Given exercise:
Write out the entire listing below exactly, with the pictures left out.

Information provided:
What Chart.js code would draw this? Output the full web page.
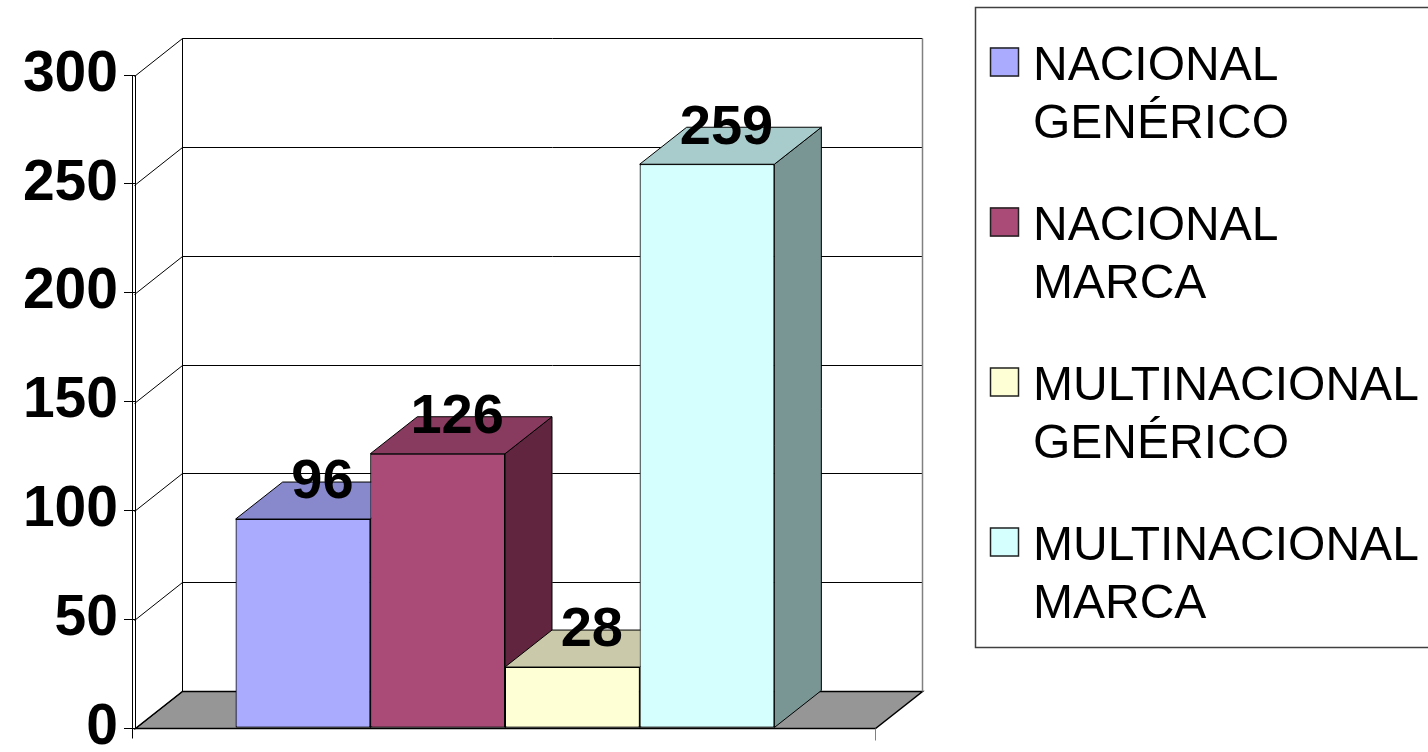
<!DOCTYPE html>
<html><head><meta charset="utf-8">
<script src="https://cdn.jsdelivr.net/npm/chart.js@4/dist/chart.umd.min.js"></script>
<style>html,body{margin:0;padding:0;background:#fff;overflow:hidden}canvas{display:block}</style>
</head><body>
<canvas id="c" width="1428" height="752"></canvas>
<script>
// ---- data ----
const categories = [''];
const seriesNames = [
  ['NACIONAL', 'GENÉRICO'],
  ['NACIONAL', 'MARCA'],
  ['MULTINACIONAL', 'GENÉRICO'],
  ['MULTINACIONAL', 'MARCA']
];
const nacionalGenerico = [96];
const nacionalMarca = [126];
const multinacionalGenerico = [28];
const multinacionalMarca = [259];
const seriesValues = [nacionalGenerico, nacionalMarca, multinacionalGenerico, multinacionalMarca];
const yTicks = [0, 50, 100, 150, 200, 250, 300];

// ---- styles ----
const frontColors = ['#AAAAFF', '#AA4A77', '#FFFFD5', '#D5FFFF'];
const topColors = ['#8888CC', '#883A5F', '#CACAAA', '#A8CCCC'];
const sideColors = ['#666699', '#622540', '#99997F', '#799594'];
const DX = 47, DY = -37;
const FONT = "'Liberation Sans', Arial, sans-serif";

function line(ctx, x1, y1, x2, y2) {
  ctx.beginPath(); ctx.moveTo(x1, y1); ctx.lineTo(x2, y2); ctx.stroke();
}

const threeD = {
  id: 'threeD',
  beforeDatasetsDraw(chart) {
    const { ctx, chartArea: a, scales: { y } } = chart;
    const L = Math.round(a.left) + 0.5, R = Math.round(a.right) + 0.5;
    const y0 = Math.round(y.getPixelForValue(0)) + 0.5;
    const yTop = Math.round(y.getPixelForValue(yTicks[yTicks.length - 1])) + 0.5;
    ctx.save();
    // floor
    ctx.fillStyle = '#969696';
    ctx.beginPath();
    ctx.moveTo(L, y0); ctx.lineTo(R, y0); ctx.lineTo(R + DX, y0 + DY); ctx.lineTo(L + DX, y0 + DY); ctx.closePath();
    ctx.fill();
    ctx.strokeStyle = '#000'; ctx.lineWidth = 1.5; ctx.stroke();
    // back wall gridlines + left wall diagonals
    ctx.lineWidth = 1;
    for (const v of yTicks) {
      const yp = Math.round(y.getPixelForValue(v)) + 0.5;
      ctx.strokeStyle = '#000';
      line(ctx, L + DX, yp + DY, R + DX, yp + DY);
      line(ctx, L - 1, yp + 1, L + DX, yp + DY);
    }
    // back-left vertical
    ctx.strokeStyle = '#000';
    line(ctx, L + DX, yTop + DY, L + DX, y0 + DY);
    // right wall vertical
    ctx.strokeStyle = '#808080'; ctx.lineWidth = 1.5;
    line(ctx, R + DX, yTop + DY, R + DX, y0 + DY);
    // front axis double line
    ctx.strokeStyle = '#000'; ctx.lineWidth = 1;
    line(ctx, L - 3, yTop, L - 3, y0 + 10);
    line(ctx, L, yTop, L, y0);
    // x-axis end ticks
    ctx.strokeStyle = '#808080';
    line(ctx, R, y0, R, y0 + 12);
    ctx.restore();
  },
  afterDatasetsDraw(chart) {
    const { ctx } = chart;
    ctx.save();
    const bars = [];
    for (let i = 0; i < chart.data.datasets.length; i++) {
      const el = chart.getDatasetMeta(i).data[0];
      const p = el.getProps(['x', 'y', 'base', 'width'], true);
      const l = p.x - p.width / 2, r = p.x + p.width / 2;
      ctx.lineWidth = 1; ctx.strokeStyle = '#000';
      // side
      ctx.fillStyle = sideColors[i];
      ctx.beginPath();
      ctx.moveTo(r, p.y); ctx.lineTo(r + DX, p.y + DY); ctx.lineTo(r + DX, p.base + DY); ctx.lineTo(r, p.base); ctx.closePath();
      ctx.fill(); ctx.stroke();
      // top
      ctx.fillStyle = topColors[i];
      ctx.beginPath();
      ctx.moveTo(l, p.y); ctx.lineTo(r, p.y); ctx.lineTo(r + DX, p.y + DY); ctx.lineTo(l + DX, p.y + DY); ctx.closePath();
      ctx.fill(); ctx.stroke();
      // front (library element)
      el.draw(ctx);
      bars.push(p);
    }
    // value labels
    ctx.fillStyle = '#000';
    ctx.font = 'bold 56px ' + FONT;
    ctx.textAlign = 'center'; ctx.textBaseline = 'middle';
    bars.forEach((p, i) => {
      ctx.fillText(String(seriesValues[i][0]), p.x + DX / 2 - 4, p.y + DY + 1);
    });
    ctx.restore();
  },
  afterDraw(chart) {
    const { ctx } = chart;
    ctx.save();
    // legend box
    ctx.strokeStyle = '#404040'; ctx.lineWidth = 1.5;
    ctx.strokeRect(975.5, 7.5, 520, 640);
    ctx.font = '48px ' + FONT;
    ctx.textAlign = 'left'; ctx.textBaseline = 'alphabetic';
    seriesNames.forEach((lines, i) => {
      const cy = 61.5 + i * 160;
      ctx.fillStyle = frontColors[i];
      ctx.fillRect(990, cy - 14, 29, 29);
      ctx.strokeStyle = '#222'; ctx.lineWidth = 1.5;
      ctx.strokeRect(990.5, cy - 13.5, 28, 28);
      ctx.fillStyle = '#000';
      lines.forEach((t, j) => ctx.fillText(t, 1033, cy + 18.5 + j * 57.5));
    });
    ctx.restore();
  }
};

new Chart(document.getElementById('c'), {
  type: 'bar',
  data: {
    labels: categories,
    datasets: seriesValues.map((vals, i) => ({
      label: seriesNames[i].join(' '),
      data: vals,
      backgroundColor: frontColors[i],
      borderColor: '#000',
      borderWidth: 1,
      borderSkipped: false,
      categoryPercentage: 0.728,
      barPercentage: 1
    }))
  },
  options: {
    responsive: false,
    animation: false,
    events: [],
    layout: { padding: { left: 0, top: 75, right: 553, bottom: 24 } },
    plugins: { legend: { display: false }, tooltip: { enabled: false } },
    scales: {
      x: { display: false, offset: true },
      y: {
        min: 0, max: 300,
        afterBuildTicks: s => { s.ticks = yTicks.map(v => ({ value: v })); },
        afterFit: s => { s.width = 135; s.paddingTop = 0; s.paddingBottom = 0; },
        grid: { display: true, drawOnChartArea: false, drawTicks: true, tickLength: 11, color: '#000', lineWidth: 1 },
        border: { display: false },
        ticks: { padding: 6, color: '#000', font: { family: FONT, size: 57, weight: 'bold', lineHeight: 1 } }
      }
    }
  },
  plugins: [threeD]
});
</script>
</body></html>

Full response:
What Chart.js code would draw this? Output the full web page.
<!DOCTYPE html>
<html><head><meta charset="utf-8">
<script src="https://cdn.jsdelivr.net/npm/chart.js@4/dist/chart.umd.min.js"></script>
<style>html,body{margin:0;padding:0;background:#fff;overflow:hidden}canvas{display:block}</style>
</head><body>
<canvas id="c" width="1428" height="752"></canvas>
<script>
// ---- data ----
const categories = [''];
const seriesNames = [
  ['NACIONAL', 'GENÉRICO'],
  ['NACIONAL', 'MARCA'],
  ['MULTINACIONAL', 'GENÉRICO'],
  ['MULTINACIONAL', 'MARCA']
];
const nacionalGenerico = [96];
const nacionalMarca = [126];
const multinacionalGenerico = [28];
const multinacionalMarca = [259];
const seriesValues = [nacionalGenerico, nacionalMarca, multinacionalGenerico, multinacionalMarca];
const yTicks = [0, 50, 100, 150, 200, 250, 300];

// ---- styles ----
const frontColors = ['#AAAAFF', '#AA4A77', '#FFFFD5', '#D5FFFF'];
const topColors = ['#8888CC', '#883A5F', '#CACAAA', '#A8CCCC'];
const sideColors = ['#666699', '#622540', '#99997F', '#799594'];
const DX = 47, DY = -37;
const FONT = "'Liberation Sans', Arial, sans-serif";

function line(ctx, x1, y1, x2, y2) {
  ctx.beginPath(); ctx.moveTo(x1, y1); ctx.lineTo(x2, y2); ctx.stroke();
}

const threeD = {
  id: 'threeD',
  beforeDatasetsDraw(chart) {
    const { ctx, chartArea: a, scales: { y } } = chart;
    const L = Math.round(a.left) + 0.5, R = Math.round(a.right) + 0.5;
    const y0 = Math.round(y.getPixelForValue(0)) + 0.5;
    const yTop = Math.round(y.getPixelForValue(yTicks[yTicks.length - 1])) + 0.5;
    ctx.save();
    // floor
    ctx.fillStyle = '#969696';
    ctx.beginPath();
    ctx.moveTo(L, y0); ctx.lineTo(R, y0); ctx.lineTo(R + DX, y0 + DY); ctx.lineTo(L + DX, y0 + DY); ctx.closePath();
    ctx.fill();
    ctx.strokeStyle = '#000'; ctx.lineWidth = 1.5; ctx.stroke();
    // back wall gridlines + left wall diagonals
    ctx.lineWidth = 1;
    for (const v of yTicks) {
      const yp = Math.round(y.getPixelForValue(v)) + 0.5;
      ctx.strokeStyle = '#000';
      line(ctx, L + DX, yp + DY, R + DX, yp + DY);
      line(ctx, L - 1, yp + 1, L + DX, yp + DY);
    }
    // back-left vertical
    ctx.strokeStyle = '#000';
    line(ctx, L + DX, yTop + DY, L + DX, y0 + DY);
    // right wall vertical
    ctx.strokeStyle = '#808080'; ctx.lineWidth = 1.5;
    line(ctx, R + DX, yTop + DY, R + DX, y0 + DY);
    // front axis double line
    ctx.strokeStyle = '#000'; ctx.lineWidth = 1;
    line(ctx, L - 3, yTop, L - 3, y0 + 10);
    line(ctx, L, yTop, L, y0);
    // x-axis end ticks
    ctx.strokeStyle = '#808080';
    line(ctx, R, y0, R, y0 + 12);
    ctx.restore();
  },
  afterDatasetsDraw(chart) {
    const { ctx } = chart;
    ctx.save();
    const bars = [];
    for (let i = 0; i < chart.data.datasets.length; i++) {
      const el = chart.getDatasetMeta(i).data[0];
      const p = el.getProps(['x', 'y', 'base', 'width'], true);
      const l = p.x - p.width / 2, r = p.x + p.width / 2;
      ctx.lineWidth = 1; ctx.strokeStyle = '#000';
      // side
      ctx.fillStyle = sideColors[i];
      ctx.beginPath();
      ctx.moveTo(r, p.y); ctx.lineTo(r + DX, p.y + DY); ctx.lineTo(r + DX, p.base + DY); ctx.lineTo(r, p.base); ctx.closePath();
      ctx.fill(); ctx.stroke();
      // top
      ctx.fillStyle = topColors[i];
      ctx.beginPath();
      ctx.moveTo(l, p.y); ctx.lineTo(r, p.y); ctx.lineTo(r + DX, p.y + DY); ctx.lineTo(l + DX, p.y + DY); ctx.closePath();
      ctx.fill(); ctx.stroke();
      // front (library element)
      el.draw(ctx);
      bars.push(p);
    }
    // value labels
    ctx.fillStyle = '#000';
    ctx.font = 'bold 56px ' + FONT;
    ctx.textAlign = 'center'; ctx.textBaseline = 'middle';
    bars.forEach((p, i) => {
      ctx.fillText(String(seriesValues[i][0]), p.x + DX / 2 - 4, p.y + DY + 1);
    });
    ctx.restore();
  },
  afterDraw(chart) {
    const { ctx } = chart;
    ctx.save();
    // legend box
    ctx.strokeStyle = '#404040'; ctx.lineWidth = 1.5;
    ctx.strokeRect(975.5, 7.5, 520, 640);
    ctx.font = '48px ' + FONT;
    ctx.textAlign = 'left'; ctx.textBaseline = 'alphabetic';
    seriesNames.forEach((lines, i) => {
      const cy = 61.5 + i * 160;
      ctx.fillStyle = frontColors[i];
      ctx.fillRect(990, cy - 14, 29, 29);
      ctx.strokeStyle = '#222'; ctx.lineWidth = 1.5;
      ctx.strokeRect(990.5, cy - 13.5, 28, 28);
      ctx.fillStyle = '#000';
      lines.forEach((t, j) => ctx.fillText(t, 1033, cy + 18.5 + j * 57.5));
    });
    ctx.restore();
  }
};

new Chart(document.getElementById('c'), {
  type: 'bar',
  data: {
    labels: categories,
    datasets: seriesValues.map((vals, i) => ({
      label: seriesNames[i].join(' '),
      data: vals,
      backgroundColor: frontColors[i],
      borderColor: '#000',
      borderWidth: 1,
      borderSkipped: false,
      categoryPercentage: 0.728,
      barPercentage: 1
    }))
  },
  options: {
    responsive: false,
    animation: false,
    events: [],
    layout: { padding: { left: 0, top: 75, right: 553, bottom: 24 } },
    plugins: { legend: { display: false }, tooltip: { enabled: false } },
    scales: {
      x: { display: false, offset: true },
      y: {
        min: 0, max: 300,
        afterBuildTicks: s => { s.ticks = yTicks.map(v => ({ value: v })); },
        afterFit: s => { s.width = 135; s.paddingTop = 0; s.paddingBottom = 0; },
        grid: { display: true, drawOnChartArea: false, drawTicks: true, tickLength: 11, color: '#000', lineWidth: 1 },
        border: { display: false },
        ticks: { padding: 6, color: '#000', font: { family: FONT, size: 57, weight: 'bold', lineHeight: 1 } }
      }
    }
  },
  plugins: [threeD]
});
</script>
</body></html>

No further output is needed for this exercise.